Just when you thought Gov. Mike Pence’s quest to take control of education couldn’t be any more blatant, he turned things up a notch.
Pence has asked the National Association of State Boards of Education to resolve a dispute between the Indiana State Board of Education and Glenda Ritz, the state superintendent of public instruction.
That’s like asking the Purdue University president to officiate a basketball game between Purdue and IU.
Pence’s call for outside help would seem to be little more than a smokescreen for what he has done to the state’s education hierarchy since taking office 10 months ago.
This isn’t rocket science. Pence is the problem.
The governor controls the Board of Education. His good buddy Daniel Elsener runs the board. Elsener also was close to former Superintendent Tony Bennett, the Republican golden boy who angered Hoosiers and lost to Ritz last year.
If Pence wants to end the feud, all he has to do is call Elsener into his office and tell him to call off the dogs.
But Pence's brief tenure as governor shows he doesn’t want to do so. Perhaps that’s a tribute to Bennett for his attack on the state’s public school teachers.
Pence created the Center for Education and Career Innovation, which is slowly usurping Ritz’s authority. The CECI wasn’t approved by the Legislature.
The Republican-controlled Board of Education two weeks ago proposed that Pence’s CECI co-direct a review of state education standards in conjunction with the Department of Education over which Ritz presides.
Elsener, a couple of months ago, mandated the Board of Education adopt a strategic plan for future education. The final decisions will be made by Elsener and the board, not Ritz, even though she is board chairwoman.
The State Board of Education last month secretly submitted a letter asking the Legislative Services Agency to compile grades rating schools. The move would take grading authority away from Ritz and the Department of Education.

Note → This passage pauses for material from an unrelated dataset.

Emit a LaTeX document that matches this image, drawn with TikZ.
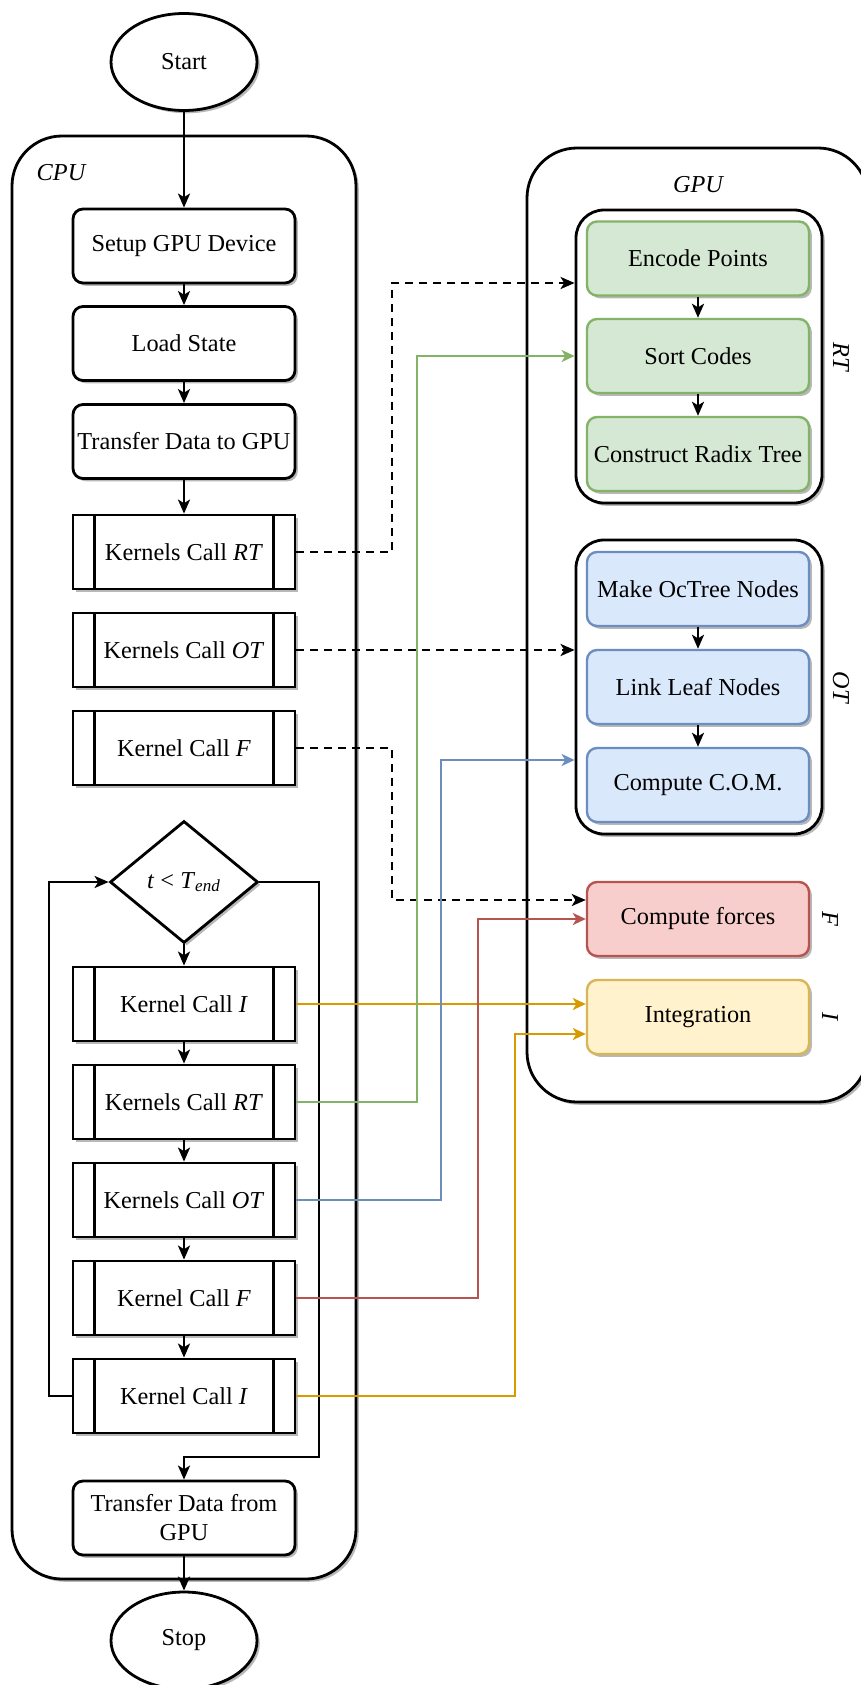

Gary’s Tony Walker, one of the board members, had the audacity to defend the secret serial meeting, saying it was all legal because it was done electronically. But he was among those who signed the letter to the Legislative Services Agency. Go figure.
Pence has tried to distance himself from the Republican education coup. That’s one reason he created the CECI.
Pence sounds Pollyannaish when he talks about the Ritz/board friction.
“There’s people of goodwill in this, and whether there’s been a misunderstanding or not, we need to stay focused on our kids,” Pence said recently.
The question is whether Pence thinks the people of Indiana are dumb or naïve.
Remember, Mike, they were smart enough to dump Bennett.